Arab Finance: The Financial Regulatory Authority (FRA) has issued new amendments to the rules governing the investment of funds allocated to insurance and reinsurance companies, in order to further protect the rights of policyholders and beneficiaries, according to a statement.
The decision requires insurance and reinsurance companies to immediately cover any shortfall in allocated funds from their free funds.
If free funds are insufficient, the company must submit a plan to address the deficit within three months from the date the financial statements show the shortfall.
Under the previous rules, companies were granted a six-month grace period starting from the date they were notified by the FRA of insufficient allocated funds.

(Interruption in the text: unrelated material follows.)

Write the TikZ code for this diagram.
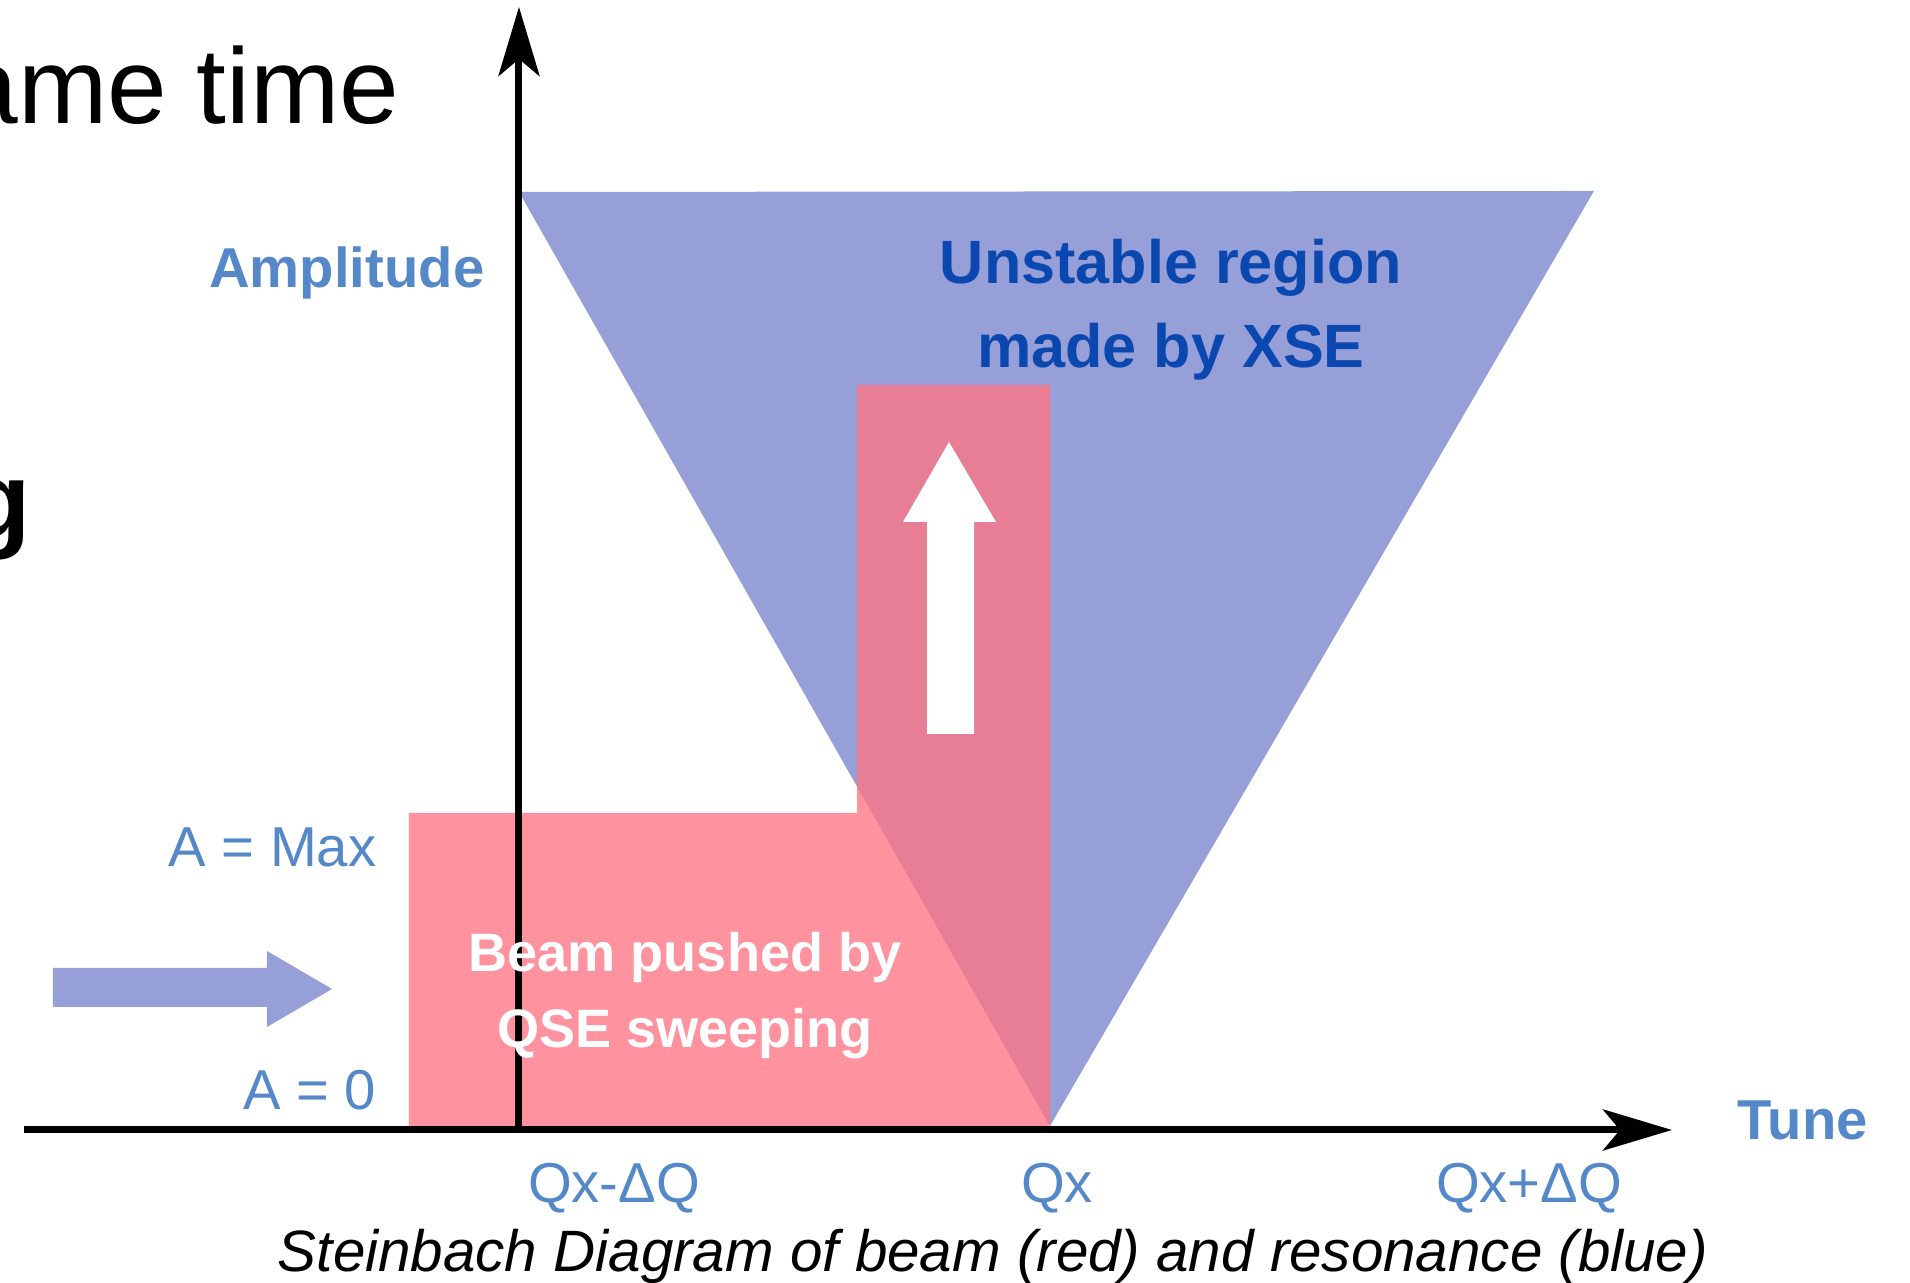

The new amendment both shortens this period to three months and changes its starting point to the date the deficit appears in the company’s financial statements, accelerating regulatory intervention to safeguard the rights of policyholders and beneficiaries.
Allocated funds are defined as the funds that insurance companies are required to set aside to meet their direct obligations to policyholders.
Free funds, by contrast, are not earmarked for direct obligations and represent the company’s financial buffer, including equity, retained earnings, or general reserves.
The amendment comes as insurance companies continue to comply with earlier regulatory measures.
In December 2024, the FRA required insurance and reinsurance companies to raise their capital to a minimum of EGP 600 million, prompting capital injections of around EGP 10 billion across the sector.
The authority also mandated that insurers invest between 2.5% and 20% of their paid-up capital in open-ended investment funds that invest in listed equities.
In 2025, insurance companies injected an additional EGP 2.6 billion into open-ended equity funds to meet these investment requirements, the FRA said.